An end user would configure a P3P-compliant browser to understand what personal information he is willing to disclose to a Web site and how that information can be used. As the end user surfs the Web, his browser would automatically compare his privacy preferences to a Web site's policy and tell him whether or not the site meets his criteria (see graphic).

However, P3P doesn't ensure that a Web site follows the practices outlined in its privacy policy, nor does it replace privacy legislation or self-regulation, although it can work with either.

"P3P is the first consumer privacy standard that gives individuals more choices. That's what we really think is promising about it," Schwartz says. "For Web publishers, P3P offers the ability to instill trust in their users."

Web sites without XML expertise on staff can use one of several automated tools to generate P3P-encoded versions of their existing English language privacy policies - a process that takes only a few hours. Once the policy is converted, making changes or translating it into another language is simple. Web sites also can use P3P to establish different privacy policies for various parts of their Web sites.

Among the companies that have rewritten their Web privacy policies in P3P for the interoperability event are Microsoft, AT&T, IBM and Proctor & Gamble.

"P3P is fairly easy for sites to deploy," says Lorrie Cranor, a senior technical staff member with AT&T Labs Research. "Sites can go ahead and deploy P3P right now based on the May 10 revisions [to the specification], and hopefully there will not be many changes."

P3P has a chicken-and-egg problem, advocates admit. The specification is only useful when it is widely deployed by Web sites and Web surfers. That's why this week's product demonstration is so important, they say.

Companies showing P3P-compliant products at the event include:

Microsoft, which will demonstrate a plug-in for its Internet Explorer browser and a privacy policy generator.
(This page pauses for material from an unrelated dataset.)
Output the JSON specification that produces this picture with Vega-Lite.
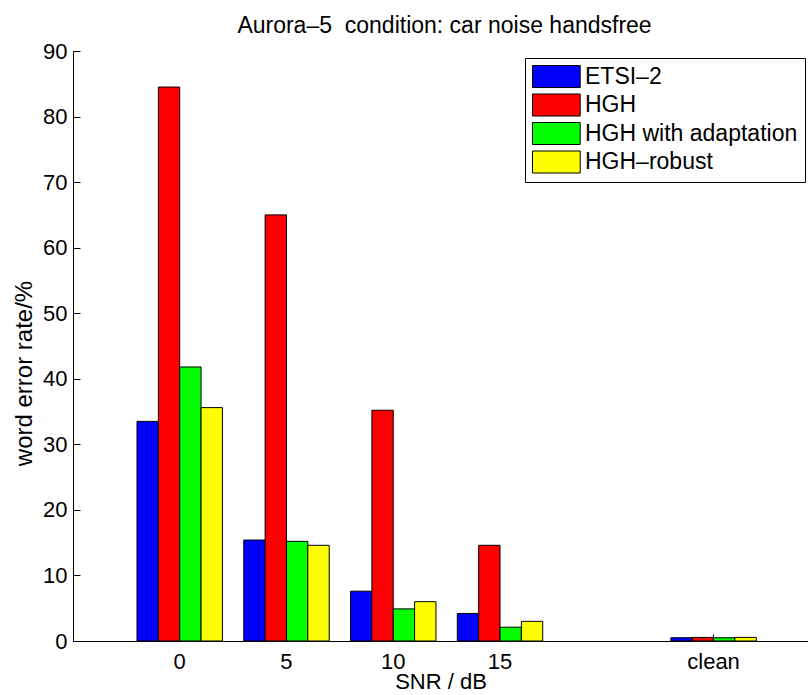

Both will be available as free downloads from The browser plug-in will likely be out in the fall, Microsoft says, and the generator later this summer.

IBM, which is showing automated tools already available as alpha code on its Web site that other Web sites can use to create P3P policies.

Engage, which will show a browser plug-in developed for Netscape's Mozilla browser., which will unveil a Web-based privacy seal-of-approval service that lets companies generate P3Pcompliant privacy policies and carry a privacy trust mark on their Web site for $50 per year.

"These serious companies putting out P3P products definitely says to me that [P3P] is real," AT&T's Cranor says.

The P3P event comes when the Federal Trade Commission and Congress are debating a growing number of issues related to privacy on the Web. At a recent hearing, Sen. John McCain (R-Ariz.) singled out Yahoo as having a privacy policy that is difficult for users to understand. Proponents say P3P solves this type of problem by making privacy policies more accessible to users.

"Policy makers are rethinking the role of government in regulating privacy on the Web and asking how technology tools can help," says W3C's Weitzner. "In that sense, the P3P timing has been very good."